Mönchengladbach Nicht gucken, nur anfassen

Mönchengladbach · Was normalerweise strengstens verboten ist, war bei der Führung für Blinde und Sehbehinderte im Museum Abteiberg ausdrücklich erlaubt. Museumspädagoge Uwe Riedel hatte Skulpturen zum Ertasten im Vortragsraum aufstellen lassen..

 Hochkonzentriert und mit viel Fingerspitzengefühl ertasteten die Teilnehmer der Führung gegenständliche und abstrakte Skulpturen im Museum Abteiberg.

Hochkonzentriert und mit viel Fingerspitzengefühl ertasteten die Teilnehmer der Führung gegenständliche und abstrakte Skulpturen im Museum Abteiberg.

Foto: Andreas Baum

Die meisten Menschen haben, wenn sie an einen Besuch im Museum denken, weiße Räume vor Augen, in welchen es die Farben und Formgebung der Kunstwerke zu bestaunen gilt. Natürlich stets mit respektvollem Abstand. Doch wie Kunst erfahren, wenn das Augenlicht nicht mitspielt? Jetzt öffnete das Museum Abteilberg Menschen mit Sehbehinderung seine Pforten und lud zu einer Vermittlung ein, bei welcher das Visuelle einmal bewusst ausgeklammert wurde. Sieben Skulpturen von überwiegend hiesigen Künstlern hatte Museumspädagoge Uwe Riedel aus dem Archiv herausholen und aufwendig fixieren lassen. Manche ganz gegenständlich, andere wiederum sehr abstrakt. Aber keine von ihnen dazu gedacht, angefasst zu werden. Eigentlich.

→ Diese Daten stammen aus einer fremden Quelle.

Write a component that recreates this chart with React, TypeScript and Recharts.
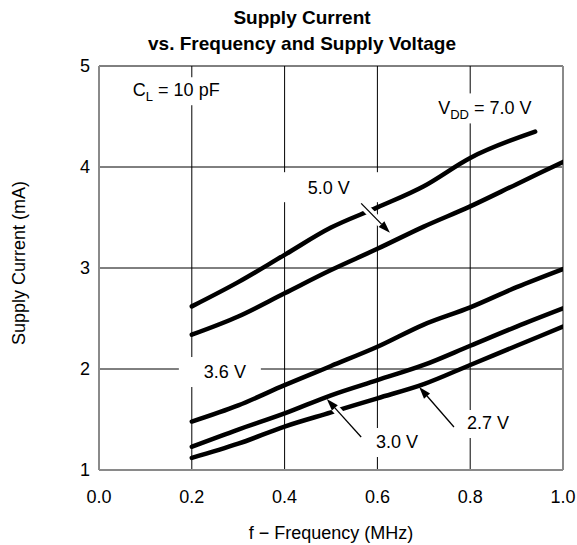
import React from 'react';
import { CartesianGrid, Line, LineChart, ReferenceDot, ReferenceLine, XAxis, YAxis } from 'recharts';

// frequency (MHz) and supply current (mA)
const freq = [0.2, 0.3, 0.4, 0.5, 0.6, 0.7, 0.8, 0.9, 1.0];
const freq7V0 = [0.2, 0.3, 0.4, 0.5, 0.6, 0.7, 0.8, 0.94];
const current7V0 = [2.62, 2.86, 3.13, 3.4, 3.6, 3.81, 4.09, 4.35];
const current5V0 = [2.34, 2.52, 2.75, 2.98, 3.19, 3.41, 3.61, 3.83, 4.05];
const current3V6 = [1.48, 1.64, 1.84, 2.03, 2.22, 2.44, 2.61, 2.81, 2.99];
const current3V0 = [1.23, 1.4, 1.56, 1.74, 1.89, 2.04, 2.23, 2.42, 2.6];
const current2V7 = [1.12, 1.26, 1.43, 1.57, 1.71, 1.85, 2.04, 2.23, 2.42];

const freqTicks = [0, 0.2, 0.4, 0.6, 0.8, 1.0];
const currentTicks = [1, 2, 3, 4, 5];

const toPoints = (xs: number[], ys: number[]) => xs.map((x, i) => ({ x, y: ys[i] }));

const series = [
	{ name: '7.0 V', data: toPoints(freq7V0, current7V0) },
	{ name: '5.0 V', data: toPoints(freq, current5V0) },
	{ name: '3.6 V', data: toPoints(freq, current3V6) },
	{ name: '3.0 V', data: toPoints(freq, current3V0) },
	{ name: '2.7 V', data: toPoints(freq, current2V7) },
];

const FONT = '"Liberation Sans", Arial, Helvetica, sans-serif';
const AXIS_GREY = '#8a8a8a';

// white box behind a curve label, text starts at cx
function note(parts: { t: string; sub?: boolean }[], left: number, right: number, top: number, bottom: number) {
	return (props: any) => {
		const { cx, cy } = props;
		let shifted = false;
		return (
			<g>
				<rect x={cx - left} y={cy - top} width={left + right} height={top + bottom} fill="#fff" />
				<text x={cx} y={cy + 6.5} fontFamily={FONT} fontSize={18} fill="#000">
					{parts.map((p, i) => {
						let dy = 0;
						if (p.sub && !shifted) {
							dy = 5;
							shifted = true;
						} else if (!p.sub && shifted) {
							dy = -5;
							shifted = false;
						}
						return (
							<tspan key={i} dy={dy} fontSize={p.sub ? 13 : 18}>
								{p.t}
							</tspan>
						);
					})}
				</text>
			</g>
		);
	};
}

// thin arrow with a white halo that cuts through the curves it crosses
function arrow(props: any) {
	const { x1, y1, x2, y2 } = props;
	const dx = x2 - x1;
	const dy = y2 - y1;
	const len = Math.hypot(dx, dy);
	const ux = dx / len;
	const uy = dy / len;
	const head = 12;
	const half = 4;
	const bx = x2 - ux * head;
	const by = y2 - uy * head;
	const haloEnd = len - 3;
	return (
		<g>
			<line x1={x1} y1={y1} x2={x1 + ux * haloEnd} y2={y1 + uy * haloEnd} stroke="#fff" strokeWidth={8} />
			<line x1={x1} y1={y1} x2={bx} y2={by} stroke="#000" strokeWidth={1.3} />
			<polygon
				points={`${x2},${y2} ${bx - uy * half},${by + ux * half} ${bx + uy * half},${by - ux * half}`}
				fill="#000"
			/>
		</g>
	);
}

export default function App() {
	return (
		<div style={{ position: 'absolute', left: 0, top: 0, width: 577, height: 545, background: '#fff' }}>
			<LineChart width={577} height={545} margin={{ top: 66, right: 14, bottom: 0, left: 0 }}>
				<CartesianGrid stroke="#000" strokeWidth={1} />
				<XAxis
					dataKey="x"
					type="number"
					domain={[0, 1]}
					ticks={freqTicks}
					tickFormatter={(v: number) => v.toFixed(1)}
					height={75}
					tickLine={false}
					tickSize={0}
					tickMargin={20}
					axisLine={{ stroke: AXIS_GREY, strokeWidth: 2 }}
					tick={{ fill: '#000', fontSize: 18, fontFamily: FONT }}
					allowDataOverflow
				/>
				<YAxis
					type="number"
					domain={[1, 5]}
					ticks={currentTicks}
					width={99}
					tickLine={false}
					tickSize={0}
					tickMargin={9}
					axisLine={{ stroke: AXIS_GREY, strokeWidth: 2 }}
					tick={{ fill: '#000', fontSize: 18, fontFamily: FONT }}
					allowDataOverflow
				/>
				<ReferenceLine x={1} stroke={AXIS_GREY} strokeWidth={2} />
				{series.map((s) => (
					<Line
						key={s.name}
						data={s.data}
						dataKey="y"
						name={s.name}
						type="monotone"
						stroke="#000"
						strokeWidth={4.5}
						strokeLinecap="round"
						dot={false}
						activeDot={false}
						isAnimationActive={false}
					/>
				))}

				<ReferenceDot x={0.073} y={4.77} r={0} shape={note([{ t: 'C' }, { t: 'L', sub: true }, { t: ' = 10 pF' }], 8, 100, 12, 16)} />
				<ReferenceDot x={0.731} y={4.59} r={0} shape={note([{ t: 'V' }, { t: 'DD', sub: true }, { t: ' = 7.0 V' }], 10, 108, 14, 16)} />
				<ReferenceDot x={0.45} y={3.8} r={0} shape={note([{ t: '5.0 V' }], 28, 72, 15, 15)} />
				<ReferenceDot x={0.226} y={1.98} r={0} shape={note([{ t: '3.6 V' }], 25, 57, 14, 16)} />
				<ReferenceDot x={0.597} y={1.287} r={0} shape={note([{ t: '3.0 V' }], 12, 55, 13, 16)} />
				<ReferenceDot x={0.793} y={1.475} r={0} shape={note([{ t: '2.7 V' }], 8, 55, 12, 16)} />

				<ReferenceLine segment={[{ x: 0.565, y: 3.64 }, { x: 0.627, y: 3.35 }]} shape={arrow} />
				<ReferenceLine segment={[{ x: 0.565, y: 1.327 }, { x: 0.491, y: 1.703 }]} shape={arrow} />
				<ReferenceLine segment={[{ x: 0.765, y: 1.426 }, { x: 0.69, y: 1.822 }]} shape={arrow} />

				<text x={302} y={24} textAnchor="middle" fontFamily={FONT} fontSize={19} fontWeight="bold" fill="#000">
					Supply Current
				</text>
				<text x={302} y={50} textAnchor="middle" fontFamily={FONT} fontSize={19} fontWeight="bold" fill="#000">
					vs. Frequency and Supply Voltage
				</text>
				<text x={331} y={539} textAnchor="middle" fontFamily={FONT} fontSize={18} fill="#000">
					f − Frequency (MHz)
				</text>
				<text
					x={19}
					y={263}
					transform="rotate(-90, 19, 263)"
					textAnchor="middle"
					dominantBaseline="central"
					fontFamily={FONT}
					fontSize={18}
					fill="#000"
				>
					Supply Current (mA)
				</text>
			</LineChart>
		</div>
	);
}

Nach einer Führung durch die Architektur und den Skulpturengarten vor einigen Monaten, dürfen die Teilnehmer nun zum ersten Mal Plastiken ertasten, welche ursprünglich nur fürs Auge gedacht sind. Nach und nach werden sie in einen abgedunkelten Raum geführt, wo die sieben Originale auf sie warten. Mit viel Fingerspitzengefühl gleiten die Hände über die Oberflächen. Ist sie rau? Glatt? Gibt es Details, welche sich zuordnen lassen? Welche Temperatur hat das Material? "Früher war es Metall, heute liebe ich Holz - das ist warm, weich und riecht gut", meint Gabriele Daun, gelernte Goldschmiedin. Aber nicht nur die verschiedenen Strukturen von Keramik, Ton oder Gips werden erforscht. Ernst Schmelcher aus Mönchengladbach macht vor allem das Erraten der gegenständlichen Figuren Freude: "Es ist sehr befriedigendend, wenn der Moment des Erkennens eintritt." Museumspädagoge Uwe Riedel erklärt, dass durch dieses Ausbleiben eines Aha-Effekts die abstrakten Werke besser in Erinnerung bleiben: "Nachdem ich erraten habe, dass es sich um eine Frauen- oder Vogelfigur handelt, beschäftige ich mich nicht mehr so gründlich mit den Details." Anschließend geht's in die Werkstatt, wo die Teilnehmer die Figuren aus dem Gedächtnis mit Ton nachformen sollen. Dabei nehmen sie sich gern mal gegenseitig auf die Schippe, und auch der eigenen Behinderung wird mit viel Humor begegnet.

Die Gruppe aus neun Personen war auf Initiative von Erich Nikolaus, dem Vorsitzenden des Forums für Blinde und Sehbehinderte, gekommen. Die offene Selbsthilfegruppe ist dank Nikolaus viel unterwegs, um bereits vorhandene Kultur- und Freizeitangebote für Blinde wahrzunehmen. Er ist derjenige, der die Gruppe mobilisiert und anspornt. Und wo es noch kein passendes Format gibt, wird nachgehakt: "Ich wurde schon ausgelacht für meine Vorschläge."

Oft sei es allerdings keine Frage der Bereitschaft von Institutionen, findet Uwe Riedel, sondern der Nachfrage. Auch Peter Gabor, der sich auf politischer Ebene für Inklusion einsetzt, sieht eine gewisse Selbstverantwortung bei den Menschen mit Handicaps: "Nur wenn wir uns in der Öffentlichkeit zeigen, entsteht auch ein Bewusstsein in der Gesellschaft, dass wir auch teilhaben wollen." Die Gruppe rund um das Forum, die den Museumsbesuch sichtlich genoss, wird weiterhin diese Mission aktiv verfolgen - mit kritischem Fragen und viel Spaß.